Robert Edward Montgomery, age 96
Born January 26, 1922, released from this mortal coil September 10, 2018.
Bob was born in Portland, Oregon, by his mother Ann Reckord and father Francis H. Montgomery. His sister Joyce, a constant companion, preceded Bob at the age of 91.
Bob, in his schooling years, grew up in Seattle. He graduated from Broadway High School June 1941. As a child, Bob would often hang out at his father’s office machine business in downtown Seattle, Wales Sales and Service. According to Bob, he became such a pest in the shop his dad put him to work first changing ribbon or replacing key tops on typewriters and then eventually sending him on service calls when one of the repair men were not available. One of the perks of being a kid in downtown Seattle were the numerous ornate theatres and Bob would sneak in to many, watching rehearsals and listening to the magnificent theatre pipe organs.
In the summer of 1942 prior to his notice of recruitment to the US Armed Services, Bob got a job in Moscow, Idaho to service Woodstock typewriters. In November of that year Bob joined the Army in support of World War 2. Bob served in Europe and was honorably discharged March 12,1946. During his time with the US Army, whenever Bob arrived for duty, the local command always found out he was skilled repairing typewriters, had him turn in his equipment and set him to work. When he arrived in the UK, Bob was assigned as a Technician and started repairing typewriters. Bob served Supreme Headquarters Allied Expeditionary Force Command (SHAEF) repairing typewriters and other machines for the group throughout Europe. Bob had colorful stories of his time in Bushy Park, Paris and Frankfurt. His love for the theatre blossomed.
When Bob returned home, his father had gotten a contract to service office machines at the Bremerton Navy Yard. So in 1946 they packed up and moved to Bremerton starting the Bremerton Office Machine Company. Both men were skilled typewriter craftsmen. As they didn’t yet have a storefront for themselves, Bob and his father worked on typewriters and office machines in the basement of a house they rented in Gorst for $30 per month. They struck a deal with Thompson’s Stationary Store on Fourth Street in downtown Bremerton: Thompson would display the typewriters and be the conduit for pick-up and delivery and the Montgomery’s would give him 20%.

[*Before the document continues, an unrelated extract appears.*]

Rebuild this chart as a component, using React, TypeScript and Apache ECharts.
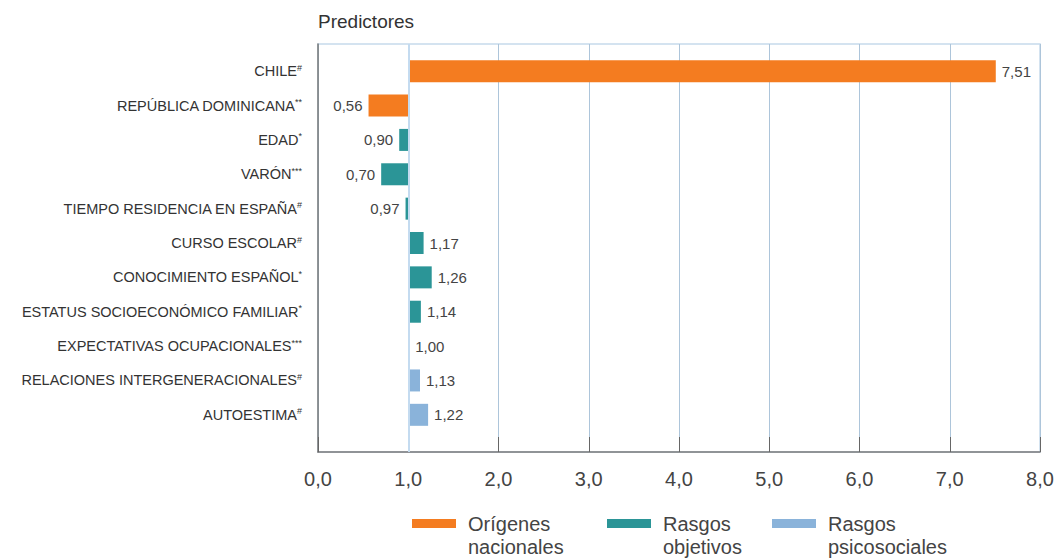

Eventually, Bob moved the repair part of his business into the basement of a building across the street from Thompson’s Stationary. That office is now the garden-courtyard across from the spa and hair care shops in The Soriano Building on Fourth Street. He also had his store in the basement of Booth’s Pharmacy. Except for a ten year stay on Callow, Bob Montgomery has, in some form or fashion, owned and operated Bremerton Office Machine Company on Fourth Street in Downtown Bremerton for 70 years.
Bob’s geographic allegiance to our City wasn’t just in business, but in the arts, too. In 1950, Bob was “volunteered” by a friend who was the local Buick dealer and amateur actor, that Bob would be playing the part of a corrupt Senator in a play at the Bremerton Community Theatre (BCT), a production of ‘Born Yesterday.’ “Why me?” Bob asked. He was told, “Because our first two choices just got drafted by the Army.”
Bob admittedly became addicted to the fun of performing and putting on shows. Bob continued to volunteer for the theatre group for over 60 years. Bob acted in over forty plays, directed thirty, helped produce 70, was stage manager, treasurer, you name it, Bob did it. Bob’s relationship with Bremerton Community Theatre continued steadily. He has acted and/or been part of production and crew in over 145 shows from 1950 to 2012.
Many consider Bob saved BCT in the 1970’s when the parks department was going to tear down the old building. Bob convinced the City of Bremerton to consider a new location if he could garner support. They agreed. As Bob rounded up arts patrons to support building a new theatre, He was also key in procuring many items from the old closed up Seattle theaters. That youthful enthusiasm hanging out as a kid in Seattle really helped. Bob found seating, lighting, rigging and even a theatre pipe organ all to be used in the newly constructed building. Bob’s impact on the theatrical community was so great, they named the main auditorium at BCT in Bob’s name.
Bob’s other legacy is his office machine business, one of the longest surviving businesses continuously located in the downtown Bremerton area. Bob, at 94 years, finally retired and sold the business. Bob’s repair business is still located in downtown Bremerton.
In recognition of his lifetime service to City and Country, The Mayor of The City of Bremerton recognized March 12, 2014, as Robert “Bob” Montgomery Day.
Bob never gained the accumulation of money, leaving this world with none. Despite never having riches, Bob lived an amazingly full life giving back to his community at every opportunity. All who know Bob appreciate his wry humor and ability to help folks get fantastic things done. Bob is missed by all.
Bob will be interred at Ivy Green Cemetery, Bremerton.